Sugar Chimneys of St Croix

They’re not as well known as their historic sugar mill cousins, which carry somewhat problematic iconic status in St Croix. In many ways, though, St Croix’s sugar chimney structures are more emblematic of my home island. Not necessarily in the best of ways either.

Towering Echoes of St Croix’s Colonial Past

The chimneys are a product of the transition from wind to steam power in St Croix’s colonial-era sugar plantations. As with the adoption of any new tech, though, the change was pricey. This helps to explain the relative scarcity of these giant obelisks.

More than 200 wind-powered sugar mills once dotted the STX landscape. The total number of sugar chimneys was closer to 20. Few of them have persisted as well as the sugar chimney in Grove Place.

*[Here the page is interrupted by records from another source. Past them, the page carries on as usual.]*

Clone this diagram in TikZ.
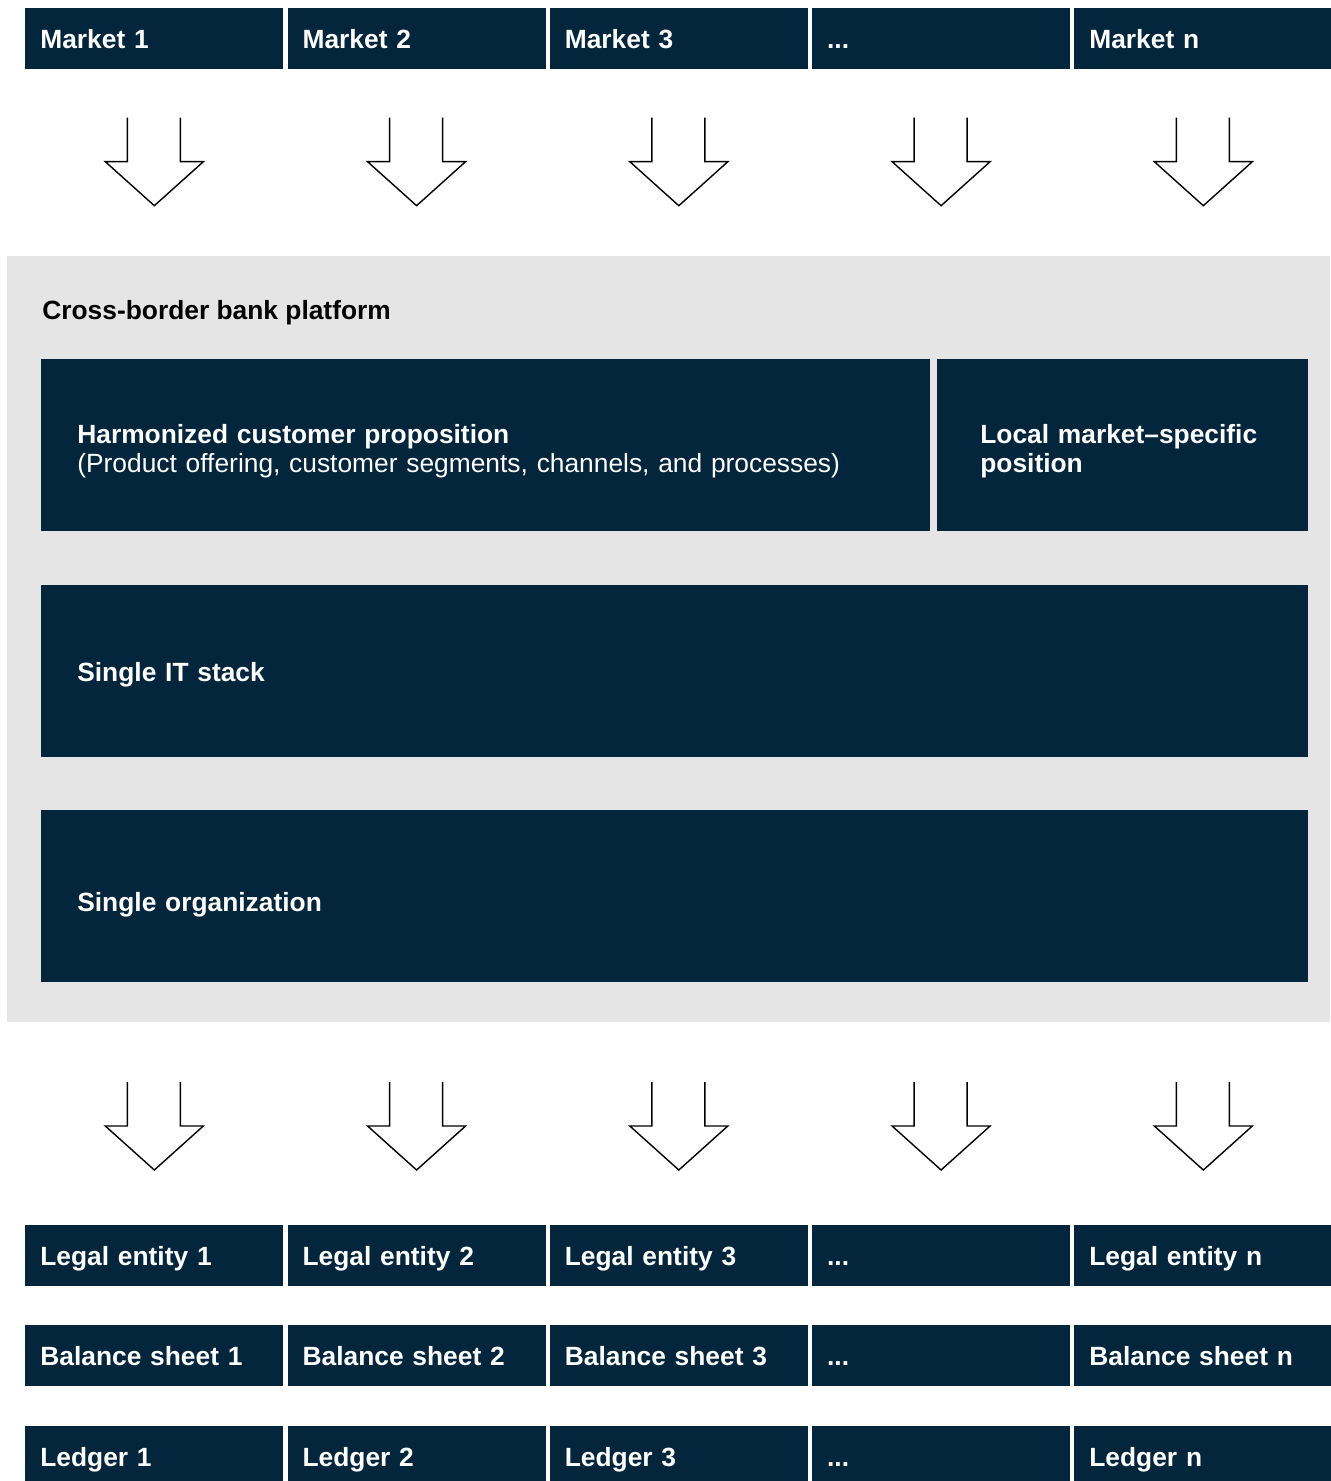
\documentclass[tikz,border=0pt]{standalone}
\usepackage{fontspec}
\setmainfont{Liberation Sans}
\usepackage{xcolor}
\usepackage{tikz}
\usetikzlibrary{calc,positioning}
\definecolor{navyx}{HTML}{03263C}
\definecolor{greybg}{HTML}{E5E5E5}
\tikzset{
  cell/.style={fill=navyx,text=white,font=\bfseries\fontsize{15pt}{17pt}\selectfont,minimum width=5.16cm,minimum height=1.22cm,inner xsep=0.3cm,inner ysep=0pt,text width=4.56cm,text height=12.5pt,text depth=2pt,align=left,anchor=north west},
  band/.style={fill=navyx,text=white,font=\fontsize{15pt}{16.6pt}\selectfont,minimum height=3.44cm,inner xsep=0.72cm,inner ysep=0pt,align=left,anchor=north west},
  arr/.style={black,line width=0.8pt}
}
\newcommand{\etcx}{...}
\newcommand{\downarr}[1]{%
  \draw[arr] ($(#1)+(-27,0)$) -- ++(0,44) -- ++(-22,0) -- ($(#1)+(0,88)$) -- ($(#1)+(49,44)$) -- ++(-23,0) -- ++(0,-44);}

\begin{document}
\begin{tikzpicture}[x=0.02cm,y=-0.02cm]
\useasboundingbox (0,0) rectangle (1330,1481);
% markets
\foreach \i/\lab in {1/Market 1,2/Market 2,3/Market 3,4/\etcx,5/Market n}{
  \node[cell] (m\i) at ({25+262.25*(\i-1)},8) {\lab};
  \coordinate (t\i) at ($(m\i.south)+(0,48)$);
  \downarr{t\i}
}
% platform
\node[fill=greybg,minimum width=26.46cm,minimum height=15.32cm,inner sep=0pt,anchor=north west] (plat) at (7,256) {};
\node[font=\bfseries\fontsize{15pt}{17pt}\selectfont,inner sep=0pt,anchor=west] (ttl) at (42,313) {Cross-border bank platform};
\node[band,minimum width=17.78cm,text width=16.34cm,text height=14.4pt,text depth=16.4pt] (harm) at (41,359) {\textbf{Harmonized customer proposition}\\(Product offering, customer segments, channels, and processes)};
\node[band,minimum width=7.42cm,inner xsep=0.86cm,text width=5.7cm,text height=14.4pt,text depth=16.4pt,font=\bfseries\fontsize{15pt}{16.6pt}\selectfont] (local) at (937,359) {Local market–specific\\position};
\node[band,minimum width=25.34cm,text width=23.9cm,text height=14.4pt,text depth=3.2pt,font=\bfseries\fontsize{15pt}{17pt}\selectfont] (itst) at (41,585) {Single IT stack};
\node[band,minimum width=25.34cm,text width=23.9cm,text height=20pt,text depth=3.2pt,font=\bfseries\fontsize{15pt}{17pt}\selectfont] (org) at (41,810) {Single organization};
% entities
\foreach \i/\lab in {1/Legal entity 1,2/Legal entity 2,3/Legal entity 3,4/\etcx,5/Legal entity n}{
  \node[cell] (l\i) at ({25+262.25*(\i-1)},1225) {\lab};
  \coordinate (b\i) at ($(l\i.north)+(0,-143)$);
  \downarr{b\i}
}
\foreach \i/\lab in {1/Balance sheet 1,2/Balance sheet 2,3/Balance sheet 3,4/\etcx,5/Balance sheet n}
  \node[cell] (s\i) at ({25+262.25*(\i-1)},1325) {\lab};
\foreach \i/\lab in {1/Ledger 1,2/Ledger 2,3/Ledger 3,4/\etcx,5/Ledger n}
  \node[cell] (g\i) at ({25+262.25*(\i-1)},1426) {\lab};
\end{tikzpicture}
\end{document}
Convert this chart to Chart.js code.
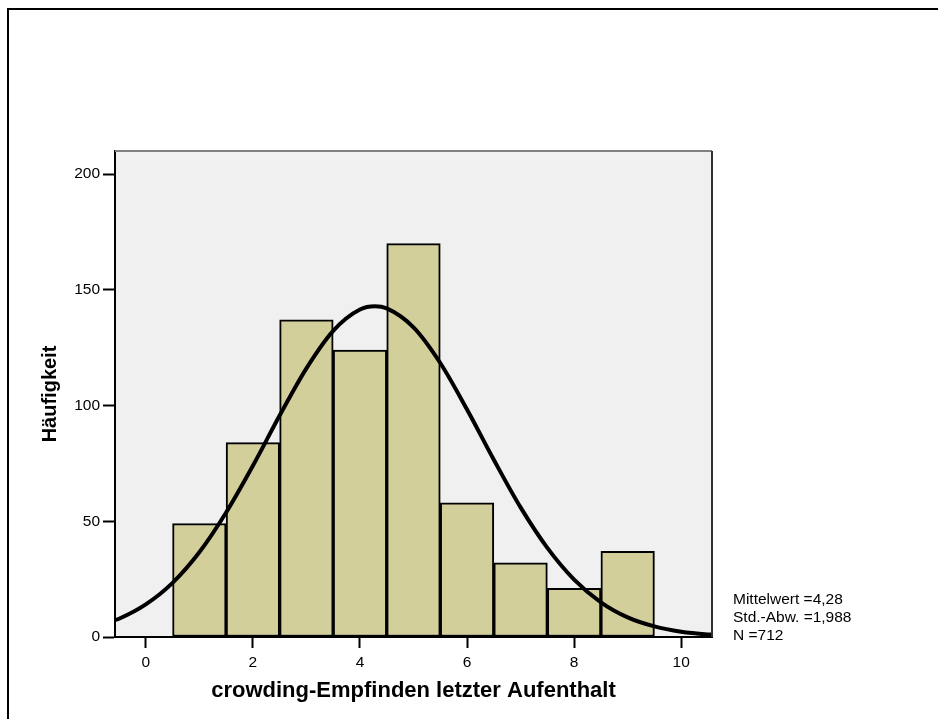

From a base measuring 12-feet squared, the chimney soars 80 feet into the sky. Instead of acres of cane and a bustling sugar works, though, it now towers over the St Croix Mutual Homes.

A Legacy of Struggle

The community is tidy and well-kept, though you wouldn’t confuse it with any of the more exclusive housing enclaves on the island.

Residents here are largely working class, marginalized, or somewhere in-between. For many of them, modern times still echo the debt bondage days immediately following emancipation.

Sugar Chimneys Past and Present

Back then, sugar chimneys like this one symbolized the island’s wealthy class; their withering heights emblematic of the economic chasm between the have’s and the have not’s in St Croix.

In later years, smokestacks at the now decaying oil refinery carried on the legacy of inequity.

Today’s proverbial sugar chimneys are those that top cruise ships. STX is set to welcome an 80% year-over-year increase in port calls in 2023. More than 100,000 cruise passengers came ashore in St Croix 2022.

It seems the boon times never end for those who own the chimneys that tower over St Croix.

At what cost, though, to the environmental stability of the island?

At what long term sustainable benefit to the people of Saint Croix?